Geospatial technology has followed a fascinating path to get where it is today, and the rate at which change is continuing is equally impressive. A primary reason for its rapid growth is our willingness to adapt old technologies into new game-changing tools. For example, the science behind LiDAR has been around for decades, but it wasn’t until user-friendly applications were developed that its use really took off. Now oblique imagery and 3D mapping are following in the footsteps of LiDAR.
At the MAPPS Winter Conference held in La Jolla, Calif., in February, Armando Guevara, president and CEO of Visual Intelligence, shared his thoughts about where oblique and 3D mapping are headed and identified some of the key developments leading up to our current situation. Visual Intelligence is the developer of iOne STKA technology that provides the affordable iOne multi-purpose digital sensor system solution platform with modular and scalable hardware and software to collect and process metric-quality oblique and nadir imagery.
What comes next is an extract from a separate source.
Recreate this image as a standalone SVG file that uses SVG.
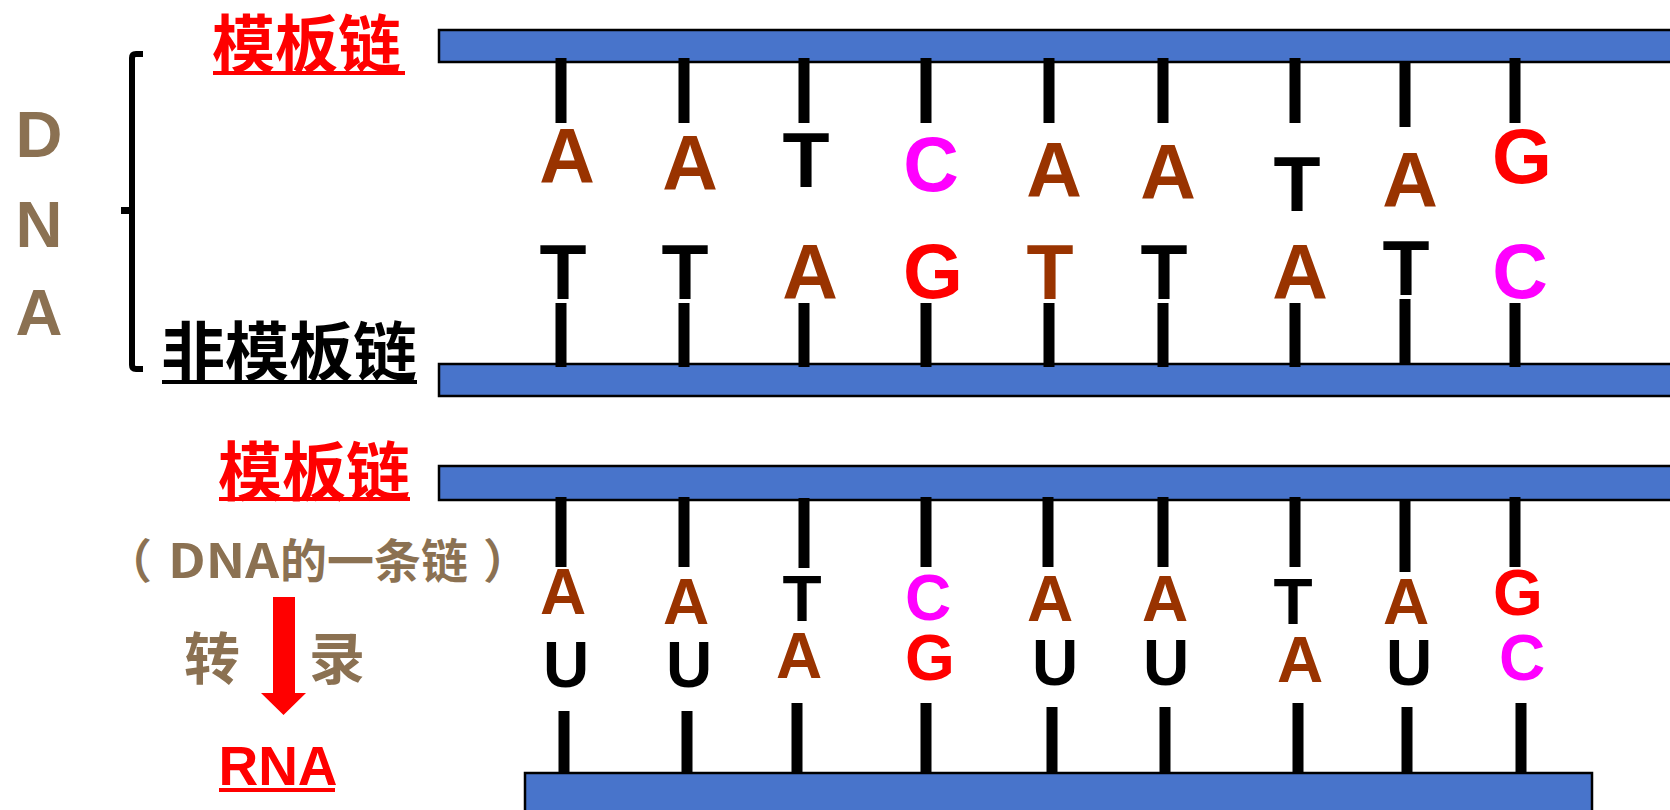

“The emphasis in the geospatial community has shifted from collecting data, to extracting information, to delivering knowledge that supports decision making,” Guevara said. “In the 1970s, we experienced the transition from paper to digital maps, and automating maps was in its infancy. Throughout the 1980s, there was a move from individual files to databases, and a new awareness of raster vs. vector and spatial vs. non-spatial, all of which improved our ability to manipulate and analyze data. And the 1990s were all about spatially enabled digital information systems. Finally, in the years 2000-2010 the industry was turned upside down by Google Earth, BING, Yahoo Maps and social networks. Everyone recognized the importance of location-based information, and everyone wanted more of it. Now we are in a development phase where autonomous intelligent decision-assisting systems and spatially enabled machines are going to be available in the near future.”
“We moved from a geocentric paradigm to an information-centric one,” continued Guevara. “This was made possible by the convergence of miniaturization of electronics, digitization of data, and the push for integration and interoperability. Integration of robotics with 3D capabilities will be the most disruptive in IT history, including the proliferation of context-aware, intelligent personal assistants, ‘smart’ advisors, advanced global industrial systems, and autonomous vehicles.”
Oblique imagery and 3D models are key in the development of an intelligent machine that requires a high level of detail about its surroundings on which to base decisions. In contrast to vertical images, obliques provide complementary information on building heights, appearance of facades and measurable as well as recognizable features. Oblique cameras can also be used to measure and image the inside of buildings. With oblique images and the appropriate software, “close range photogrammetry” can accurately recreate an interior 3D model. Aerial triangulation techniques can also be used to build these models from the oblique imagery via image correlation, point clouds and other data.
Oblique aerial images of urban regions have become increasingly popular for 2.5D city viewing, navigation and modeling. Despite the increasing availability of oblique imagery, fully automated processing for true 3D lags; however, the current rapid adoption phase for oblique imagery will drive improvements in processing tools. 3D processing will become the standard as opposed to 2D.
“Our imagination is the only thing that limits the uses of 3D intelligence,” Guevara said. “Already we are improving our capabilities in many areas, such as emergency response, homeland security, insurance, simulations, real estate, and architecture/engineering/construction, and there are many more to come that will benefit from an integrated information environment. I believe that oblique imagery and 3D will become one.”
“Then as we connect the dots between unmanned aerial vehicles and 3D mapping applications, UAVs will make a great contribution to modeling and navigating the 3D world domain,” concluded Guevara. “Ongoing R&D development will enable sensor deployments on UAV and miniaturized mobile devices capable of close-range photogrammetry and interior mapping. Visual Intelligence plans to release a miniature oblique camera appropriate for UAV use by the end of the year—that is the direction the technology is headed.”